Existen por otra parte grupos diferentes, con intereses distintos, que se esfuerzan por lograr que su específico o local punto de vista, sus intereses concretos amenazados por el rápido y conflictivo proceso de cambio, logren un satisfactorio reconocimiento. De todos los grupos existentes, adquiere especial importancia el grupo formado por las élites que ocupan las posiciones de poder en la economía, la vida social, la cultura o la política. No es un grupo compacto y homogéneo, sino algo fragmentados en grupos de menor extensión separados por fronteras mal definidas, lo que les confiere cierta flexibilidad compatible con una fuerte cohesión global. No se puede decir que conspiren para imponer sus intereses, pero desde luego tienen foros específicos, algunos públicos, otros semipúblicos y muy posiblemente otros que se mantienen en la sombra, lo que les permite discutir sobre las estrategias más adecuadas para afrontar los conflictos sociales en posición favorable.
Tienen a su favor unos cuantos triunfos, que les convierten en jugadores de ventaja. De todos ellos, considero fundamentales tres: no son muchos, lo que hace que puedan ponerse de acuerdo con facilidad; tienen un objetivo claro, garantizar una específica configuración del actual modelo que les permite apropiarse de un exceso de riqueza; disponen del poder, tanto en su dimensión simbólica (medios de comunicación, estructuras políticas y judiciales) como en el ámbito específico del uso de la violencia (fuerzas de seguridad). La correlación de fuerzas, por tanto, les resulta en estos momentos extremadamente favorable y eso es lo que les da esa confianza en su propia capacidad y les permite avanzar en políticas claramente lesivas para la mayoría de la población.

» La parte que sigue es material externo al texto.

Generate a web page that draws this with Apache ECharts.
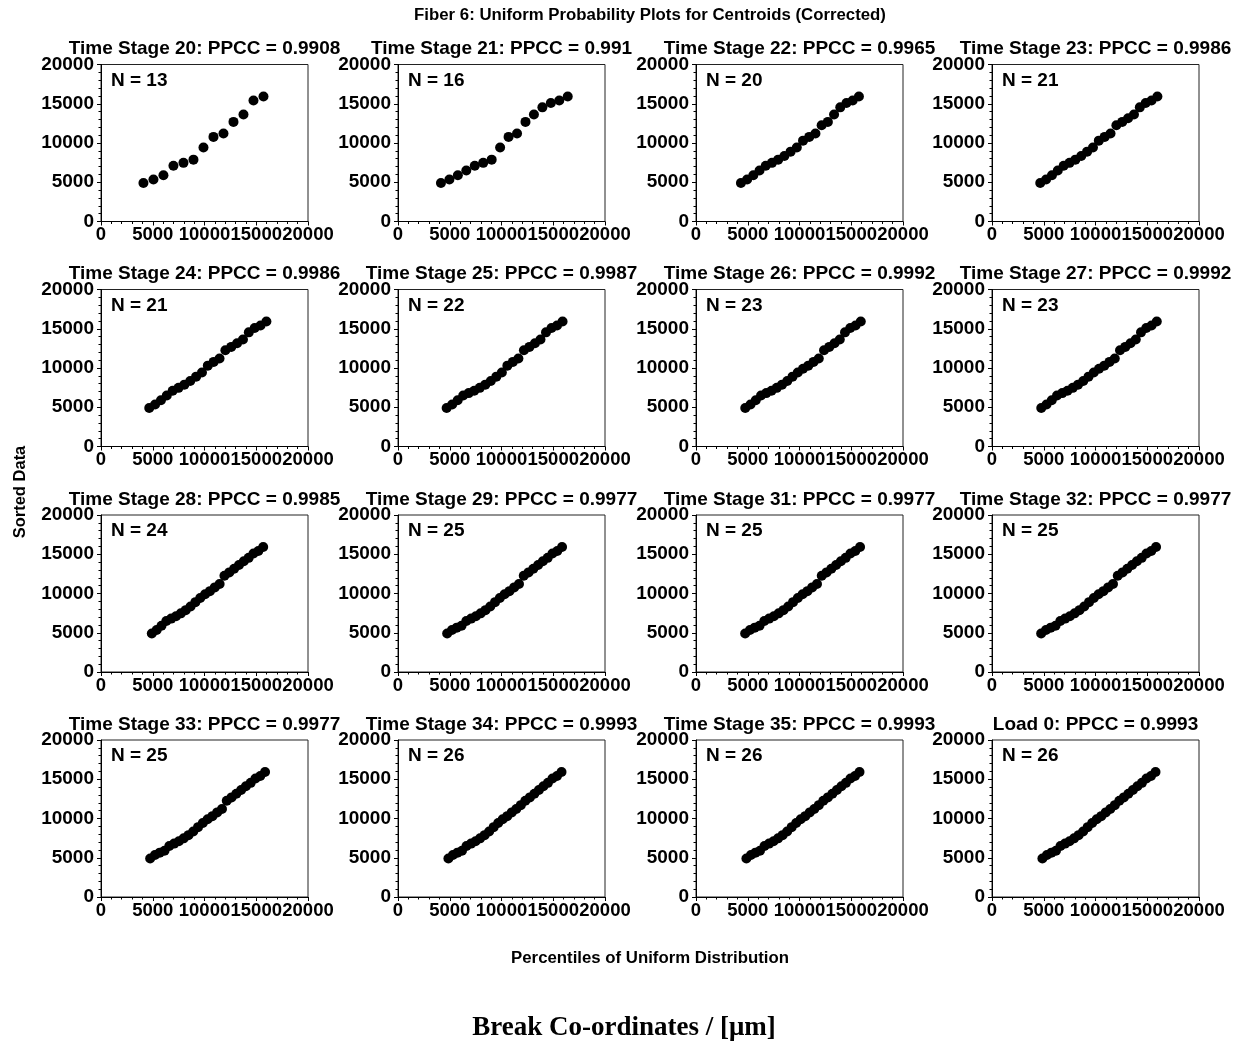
<!DOCTYPE html>
<html>
<head>
<meta charset="utf-8">
<script src="https://cdn.jsdelivr.net/npm/echarts@6/dist/echarts.min.js"></script>
<style>
  html, body { margin: 0; padding: 0; background: #fff; }
  #chart { width: 1247px; height: 1042px; }
</style>
</head>
<body>
<div id="chart"></div>
<script>
// Panel headings, in reading order (4 x 4)
const panelNames = [
  'Time Stage 20', 'Time Stage 21', 'Time Stage 22', 'Time Stage 23',
  'Time Stage 24', 'Time Stage 25', 'Time Stage 26', 'Time Stage 27',
  'Time Stage 28', 'Time Stage 29', 'Time Stage 31', 'Time Stage 32',
  'Time Stage 33', 'Time Stage 34', 'Time Stage 35', 'Load 0'
];
const ppccValues = [
  '0.9908', '0.991', '0.9965', '0.9986',
  '0.9986', '0.9987', '0.9992', '0.9992',
  '0.9985', '0.9977', '0.9977', '0.9977',
  '0.9977', '0.9993', '0.9993', '0.9993'
];

// Axis ticks (both axes)
const axisMin = 0;
const axisMax = 20000;
const axisStep = 5000;

// Percentiles of the uniform distribution (x) for each sample size
const pct13 = [4100, 5067, 6033, 7000, 7967, 8933, 9900, 10867, 11833, 12800, 13767, 14733, 15700];
const pct16 = [4150, 4967, 5783, 6600, 7417, 8233, 9050, 9867, 10683, 11500, 12317, 13133, 13950, 14767, 15583, 16400];
const pct20 = [4340, 4940, 5540, 6140, 6740, 7340, 7940, 8540, 9140, 9740, 10340, 10940, 11540, 12140, 12740, 13340, 13940, 14540, 15140, 15740];
const pct21 = [4660, 5226, 5792, 6358, 6924, 7490, 8056, 8622, 9188, 9754, 10320, 10886, 11452, 12018, 12584, 13150, 13716, 14282, 14848, 15414, 15980];
const pct22 = [4700, 5233, 5767, 6300, 6833, 7367, 7900, 8433, 8967, 9500, 10033, 10567, 11100, 11633, 12167, 12700, 13233, 13767, 14300, 14833, 15367, 15900];
const pct23 = [4760, 5267, 5775, 6282, 6789, 7296, 7804, 8311, 8818, 9325, 9833, 10340, 10847, 11355, 11862, 12369, 12876, 13384, 13891, 14398, 14905, 15413, 15920];
const pct24 = [4910, 5378, 5846, 6313, 6781, 7249, 7717, 8185, 8653, 9120, 9588, 10056, 10524, 10992, 11460, 11927, 12395, 12863, 13331, 13799, 14267, 14734, 15202, 15670];
const pct25 = [4750, 5213, 5675, 6138, 6600, 7063, 7525, 7988, 8450, 8913, 9375, 9838, 10300, 10763, 11225, 11688, 12150, 12613, 13075, 13538, 14000, 14463, 14925, 15388, 15850];
const pct26 = [4870, 5307, 5744, 6182, 6619, 7056, 7493, 7930, 8368, 8805, 9242, 9679, 10116, 10554, 10991, 11428, 11865, 12302, 12740, 13177, 13614, 14051, 14488, 14926, 15363, 15800];

// Sorted break centroids (y) per stage
const sorted20 = [4900, 5360, 5890, 7100, 7470, 7880, 9430, 10780, 11210, 12690, 13640, 15420, 15930];
const sorted21 = [4900, 5360, 5890, 6500, 7100, 7470, 7880, 9430, 10780, 11210, 12690, 13640, 14540, 15100, 15420, 15930];
const sorted22 = [4900, 5360, 5890, 6500, 7100, 7470, 7880, 8350, 8900, 9430, 10300, 10780, 11210, 12250, 12690, 13640, 14540, 15100, 15420, 15930];
const sorted23 = [4900, 5360, 5890, 6500, 7100, 7470, 7880, 8350, 8900, 9430, 10300, 10780, 11210, 12250, 12690, 13150, 13640, 14540, 15100, 15420, 15930];
const sorted25 = [4900, 5360, 5890, 6500, 6800, 7100, 7470, 7880, 8350, 8900, 9430, 10300, 10780, 11210, 12250, 12690, 13150, 13640, 14540, 15100, 15420, 15930];
const sorted26 = [4900, 5360, 5890, 6500, 6800, 7100, 7470, 7880, 8350, 8900, 9430, 9900, 10300, 10780, 11210, 12250, 12690, 13150, 13640, 14540, 15100, 15420, 15930];
const sorted28 = [4900, 5360, 5890, 6500, 6800, 7100, 7470, 7880, 8350, 8900, 9430, 9900, 10300, 10780, 11210, 12250, 12690, 13150, 13640, 14100, 14540, 15100, 15420, 15930];
const sorted29 = [4900, 5360, 5650, 5890, 6500, 6800, 7100, 7470, 7880, 8350, 8900, 9430, 9900, 10300, 10780, 11210, 12250, 12690, 13150, 13640, 14100, 14540, 15100, 15420, 15930];
const sorted34 = [4900, 5360, 5650, 5890, 6500, 6800, 7100, 7470, 7880, 8350, 8900, 9430, 9900, 10300, 10780, 11210, 11700, 12250, 12690, 13150, 13640, 14100, 14540, 15100, 15420, 15930];

const panelX = [pct13, pct16, pct20, pct21, pct21, pct22, pct23, pct23, pct24, pct25, pct25, pct25, pct25, pct26, pct26, pct26];
const panelY = [sorted20, sorted21, sorted22, sorted23, sorted23, sorted25, sorted26, sorted26, sorted28, sorted29, sorted29, sorted29, sorted29, sorted34, sorted34, sorted34];

// Layout of the 4 x 4 panel grid (pixels)
const colLeft = [101, 398, 696, 992];
const rowTop = [64.5, 289.5, 515, 740];
const plotW = 207;
const plotH = 157;

const sansFont = '"Liberation Sans", Arial, sans-serif';
const serifFont = '"Liberation Serif", "Times New Roman", serif';

const grids = [], xAxes = [], yAxes = [], series = [], texts = [];

function axisCommon(i) {
  return {
    gridIndex: i,
    type: 'value',
    min: axisMin,
    max: axisMax,
    interval: axisStep,
    axisLine: { show: true, onZero: false, lineStyle: { color: '#000', width: 1 } },
    axisTick: { show: true, inside: false, length: 4, lineStyle: { color: '#000', width: 1 } },
    minorTick: { show: true, splitNumber: 5, length: 2.5, lineStyle: { color: '#000', width: 1 } },
    splitLine: { show: false },
    minorSplitLine: { show: false },
    axisLabel: {
      color: '#000',
      fontSize: 19,
      fontWeight: 'bold',
      fontFamily: sansFont,
      formatter: v => String(v),
      showMinLabel: true,
      showMaxLabel: true,
      hideOverlap: false
    }
  };
}

panelNames.forEach((name, i) => {
  const left = colLeft[i % 4];
  const top = rowTop[Math.floor(i / 4)];

  grids.push({
    left: left, top: top, width: plotW, height: plotH,
    show: true, borderColor: '#222', borderWidth: 1,
    backgroundColor: 'transparent',
    containLabel: false, outerBoundsMode: 'none'
  });

  // x labels sit shoulder to shoulder on a 207px axis; a hair smaller keeps all five drawn
  const xa = axisCommon(i);
  xa.axisLabel.margin = 4;
  xa.axisLabel.fontSize = 18.5;
  xAxes.push(xa);

  const ya = axisCommon(i);
  ya.axisLabel.margin = 7;
  yAxes.push(ya);

  const xs = panelX[i], ys = panelY[i];
  series.push({
    type: 'scatter',
    xAxisIndex: i,
    yAxisIndex: i,
    symbol: 'circle',
    symbolSize: 10,
    itemStyle: { color: '#000', opacity: 1 },
    silent: true,
    data: xs.map((x, k) => [x, ys[k]])
  });

  texts.push({
    type: 'text',
    silent: true,
    style: {
      text: name + ': PPCC = ' + ppccValues[i],
      x: left + plotW / 2, y: top - 15.5,
      align: 'center', verticalAlign: 'middle',
      textAlign: 'center', textVerticalAlign: 'middle',
      font: 'bold 19px ' + sansFont, fill: '#000'
    }
  });
  texts.push({
    type: 'text',
    silent: true,
    style: {
      text: 'N = ' + ys.length,
      x: left + 10, y: top + 16,
      align: 'left', verticalAlign: 'middle',
      textAlign: 'left', textVerticalAlign: 'middle',
      font: 'bold 19px ' + sansFont, fill: '#000'
    }
  });
});

// Figure-level headings
texts.push({
  type: 'text', silent: true,
  style: {
    text: 'Fiber 6: Uniform Probability Plots for Centroids (Corrected)',
    x: 650, y: 15, align: 'center', verticalAlign: 'middle',
    textAlign: 'center', textVerticalAlign: 'middle',
    font: 'bold 16.8px ' + sansFont, fill: '#000'
  }
});
texts.push({
  type: 'text', silent: true,
  rotation: Math.PI / 2, x: 20, y: 492,
  style: {
    text: 'Sorted Data', x: 0, y: 0,
    align: 'center', verticalAlign: 'middle',
    textAlign: 'center', textVerticalAlign: 'middle',
    font: 'bold 16.5px ' + sansFont, fill: '#000'
  }
});
texts.push({
  type: 'text', silent: true,
  style: {
    text: 'Percentiles of Uniform Distribution',
    x: 650, y: 958, align: 'center', verticalAlign: 'middle',
    textAlign: 'center', textVerticalAlign: 'middle',
    font: 'bold 16.8px ' + sansFont, fill: '#000'
  }
});
texts.push({
  type: 'text', silent: true,
  style: {
    text: 'Break Co-ordinates / [μm]',
    x: 624, y: 1028, align: 'center', verticalAlign: 'middle',
    textAlign: 'center', textVerticalAlign: 'middle',
    font: 'bold 27px ' + serifFont, fill: '#000'
  }
});

const chart = echarts.init(document.getElementById('chart'), null, { renderer: 'canvas' });
chart.setOption({
  animation: false,
  backgroundColor: '#fff',
  grid: grids,
  xAxis: xAxes,
  yAxis: yAxes,
  series: series,
  graphic: texts
});
</script>
</body>
</html>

Poco hay para hacerles frente con ciertas posibilidades. Los partidos políticos han perdido poder fáctico y solo lo tienen en la medida en que se pliegan a los intereses de esas élites a las que muchos de sus dirigentes pertenecen o esperan pertenecer al abandonar la vida pública. Los grandes sindicatos ha perdido completamente la capacidad de lucha, tras décadas dedicados a negociar; además sus dirigentes mantiene relaciones excesivamente cordiales con sus supuestos enemigos y no es raro ver ciertos trasvases desde el sindicalismo al otro campo. Los pequeños sindicatos se esfuerzan por mantener esa capacidad de lucha y resistencia, peo son pequeños y no logran aglutinar a su alrededor un número suficiente de trabajadores que fueran capaces de convertir en luchas eficaces lo que en muchos casos no pasan de ser luchas testimoniales. Los movimientos de indignados, versión cibernética de otros movimientos sociales anteriores, no logran por el momento ir más allá de movilizar a mucha gente para protestar y denunciar, pero no consolidan alternativas que pudieran luchar con mayor eficacia a favor de una transformación social. Desde luego exploran interesantes posibilidades de lucha a través de las redes sociales, pero al margen de lo que hacen, se mantiene una dura y silenciosa lucha por hacerse con el poder en la Red y las perspectivas auguran un futuro similar al que tuvieron los medios de comunicación de masas que les precedieron (prensa, radio y televisión): una red controlada por algunos grandes grupos y utilizada por los servicios de seguridad y las fuerzas armadas para garantizar el orden establecido.
Ya lo dije al principio, tiempo de conflictos duros, de cambios de gran calado, tiempos difíciles sobre todo para los sectores más vulnerables y débiles de la sociedad que soportan sobre sus espaldas la mayor parte del costo que estos cambios suponen.
Tiempos en los que hace falta mantener el optimismo ilusionado y esperanzado, despegando una creativa capacidad de lucha en innumerables escenarios, pues muchos son los frentes abiertos y los cambios afectan a toda la sociedad. Es tiempo quizá de evitar enfrentamientos directos, dada la correlación de fuerzas adversas, y crear «Crear uno, dos, tres… mil Madrid», un lema al parecer de la Guerra Civil española, retomado luego por Mao Tse Tung y por Che Guevara.
Y crearlos no solo para frenar la implacable agresión que estamos padeciendo, sino también para ir proponiendo y construyendo modos alternativos de relaciones sociales, políticas y económicas.